- Hilmi Volkan Demir
- Born: July 4, 1976 Kağızman, Kars, Turkey
- Education: Bilkent University; Stanford University;
- Known for: White light generation
- Awards: ESF EURYI Award, METU Parlar Young Scientist Award, TUBA-GEBIP Young Scientists Award, EU Marie Curie Fellowship Award
- Scientific career
- Fields: Optoelectronics, photonics
- Workplaces: Bilkent University; Nanyang Technological University;
- Doctoral advisor: David A. B. Miller

= Hilmi Volkan Demir =

Turkish scientist

Hilmi Volkan Demir is a Turkish scientist, best known for his works on white light generation.

==Biography==
Hilmi Volkan Demir was born on July 4, 1976, in Kars, Turkey. He received his B.Sc. degree in electrical and electronics engineering from Bilkent University, Ankara, Turkey, in 1998, and his M.S. and Ph.D. degrees in electrical engineering from Stanford University, California, in 2000 and 2004, respectively. He received his Docent title (Assoc. Prof.) in Optics and Photonics from the Turkish Council of Higher Education in 2007. Since September 2004, he has been working as a faculty member at Bilkent University, where he holds joint appointments at the Department of Physics and at the Department of Electrical and Electronics Engineering. He is the Associate Director of Nanotechnology Research Center. He also serves as a faculty member of the Advanced Research Laboratory and the Institute of Materials Science and Nanotechnology.
In August 2009, he was assigned as Nanyang Associate Professor jointly at the School of Electrical and Electronic Engineering (Microelectronics Div.) and the School of Physical and Mathematical Sciences (Physics and Applied Physics Division) at the Nanyang Technological University, Singapore.

===Research===
At Bilkent, he is the principal investigator of the Devices and Sensors Research Group.

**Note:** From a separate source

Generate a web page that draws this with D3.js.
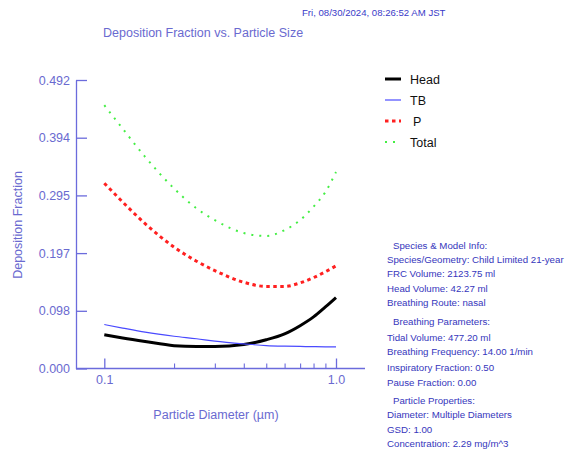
<!DOCTYPE html>
<html><head><meta charset="utf-8">
<script src="https://cdn.jsdelivr.net/npm/d3@7"></script>
<style>body{margin:0;background:#fff}svg{display:block}text{font-family:"Liberation Sans",Arial,sans-serif}</style>
</head><body><svg id="c" width="566" height="452"></svg>
<script>
const diameters = [0.1,0.12,0.15,0.2,0.25,0.3,0.4,0.5,0.6,0.7,0.8,0.9,1.0];
const head  = [0.0575,0.052,0.046,0.039,0.0376,0.0376,0.041,0.049,0.059,0.073,0.088,0.105,0.121];
const tb    = [0.075,0.069,0.062,0.055,0.0507,0.0467,0.042,0.039,0.038,0.0376,0.0372,0.037,0.037];
const pul   = [0.316,0.284,0.247,0.207,0.183,0.167,0.147,0.140,0.140,0.146,0.155,0.165,0.175];
const total = [0.449,0.409,0.361,0.307,0.273,0.253,0.231,0.226,0.236,0.253,0.276,0.301,0.335];
const yTicks = [0, 0.0984, 0.1968, 0.2952, 0.3936, 0.492];
const xMajor = [0.1, 1.0];
const xMinor = [0.2,0.3,0.4,0.5,0.6,0.7,0.8,0.9];
const seriesNames = ["Head","TB","P","Total"];
const infoLines = [
 ["Species & Model Info:",1],["Species/Geometry: Child Limited 21-year",0],["FRC Volume: 2123.75 ml",0],
 ["Head Volume: 42.27 ml",0],["Breathing Route: nasal",0],
 ["Breathing Parameters:",1],["Tidal Volume: 477.20 ml",0],["Breathing Frequency: 14.00 1/min",0],
 ["Inspiratory Fraction: 0.50",0],["Pause Fraction: 0.00",0],
 ["Particle Properties:",1],["Diameter: Multiple Diameters",0],["GSD: 1.00",0],["Concentration: 2.29 mg/m^3",0]
];

const svg = d3.select("#c");
const axisCol = "#6b6bdc", textCol = "#6a6ad0";
const x = d3.scaleLog().domain([0.1,1]).range([104.3,336]);
const y = d3.scaleLinear().domain([0,0.492]).range([368.5,80]);

// Y axis
const ya = svg.append("g").attr("transform","translate(76,0)")
  .call(d3.axisLeft(y).tickValues(yTicks).tickSizeInner(-11).tickSizeOuter(0).tickPadding(6).tickFormat(d3.format(".3f")));
ya.selectAll("path,line").attr("stroke",axisCol).attr("stroke-width",1.3);
ya.selectAll("text").attr("fill",textCol).attr("font-size",12.5).attr("font-family","Liberation Sans, Arial");

// X axis
const xa = svg.append("g").attr("transform","translate(0,368.5)")
  .call(d3.axisBottom(x).tickValues(xMajor).tickSizeInner(-10).tickSizeOuter(0).tickPadding(7).tickFormat(d3.format(".1f")));
xa.select(".domain").remove();
xa.selectAll("line").attr("stroke",axisCol).attr("stroke-width",1.3);
xa.selectAll("text").attr("fill",textCol).attr("font-size",12.5).attr("font-family","Liberation Sans, Arial");
const xm = svg.append("g").attr("transform","translate(0,368.5)")
  .call(d3.axisBottom(x).tickValues(xMinor).tickSizeInner(-5).tickSizeOuter(0).tickFormat(""));
xm.select(".domain").remove();
xm.selectAll("line").attr("stroke",axisCol).attr("stroke-width",1.1);
svg.append("line").attr("x1",76).attr("x2",365).attr("y1",368.5).attr("y2",368.5).attr("stroke",axisCol).attr("stroke-width",1.3);

// lines
const mk = vals => d3.line().x((d,i)=>x(diameters[i])).y(d=>y(d)).curve(d3.curveMonotoneX)(vals);
const styles = [
  {v:head, c:"#000", w:3, dash:null},
  {v:tb, c:"#4a4aff", w:1.2, dash:null},
  {v:pul, c:"#ff2020", w:3, dash:"3.5,3.5"},
  {v:total, c:"#44ee44", w:2, dash:"2,6"}
];
styles.forEach(s=>{
  svg.append("path").attr("d",mk(s.v)).attr("fill","none").attr("stroke",s.c)
    .attr("stroke-width",s.w).attr("stroke-dasharray",s.dash).attr("stroke-linecap","butt");
});

// legend
seriesNames.forEach((n,i)=>{
  const s = styles[i], ly = 79 + i*21;
  svg.append("line").attr("x1",385).attr("x2",401).attr("y1",ly).attr("y2",ly)
    .attr("stroke",s.c).attr("stroke-width",s.w).attr("stroke-dasharray",s.dash);
  svg.append("text").attr("x", n==="P"?413:410).attr("y",ly+4.5).attr("font-size",12.5).attr("fill","#111").text(n);
});

// titles
svg.append("text").attr("x",302).attr("y",16).attr("font-size",9.6).attr("fill","#3a3ac8").text("Fri, 08/30/2024, 08:26:52  AM JST");
svg.append("text").attr("x",103).attr("y",37).attr("font-size",12.5).attr("fill",textCol).text("Deposition Fraction vs. Particle Size");
svg.append("text").attr("x",216).attr("y",419).attr("text-anchor","middle").attr("font-size",12.5).attr("fill",textCol).text("Particle Diameter (µm)");
svg.append("text").attr("transform","translate(22,225) rotate(-90)").attr("text-anchor","middle").attr("font-size",12.5).attr("fill",textCol).text("Deposition Fraction");

// info
const infoY = [245,259,273,288,302,321,337,351,367,382,400,414,429,443];
infoLines.forEach((l,i)=>{
  svg.append("text").attr("x", l[1]?393:387).attr("y",infoY[i]+3.5).attr("font-size",9.7).attr("fill","#3636bc").text(l[0]);
});
</script></body></html>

His current research interests and projects include the development and demonstration of innovative hybrid nanophotonic devices, nanocrystal, metal nanoparticle and nanowire embedded nanodevices, high-performance RF and Optoelectronics sensors, III-nitride optoelectronic devices, white LEDs, and photovoltaic devices. He has published more than 100 peer-reviewed research articles in major scientific journals and conferences, presented more than 100 invited lectures, seminars, and conference talks around the world, and has more than 10 patents at various stages of the process. He has an overall h-index of 34 and i10-index of 100, as per Google Scholar.

===Awards===
Dr. Demir is one of the winners of 2007 ESF-EURYI. He is also the recipient of 2008 METU Parlar Young Scientist Award, 2006 TUBA-GEBIP (Turkish National Academy of Sciences Distinguished Young Scientist Award), and 2005 European Union Marie Curie Fellowship Award. He is a member of the professional societies such as the Optical Society, IEEE Photonics Society, IEEE, and SPIE and the alumni associations of Stanford University, Bilkent University, and Ankara Science High School.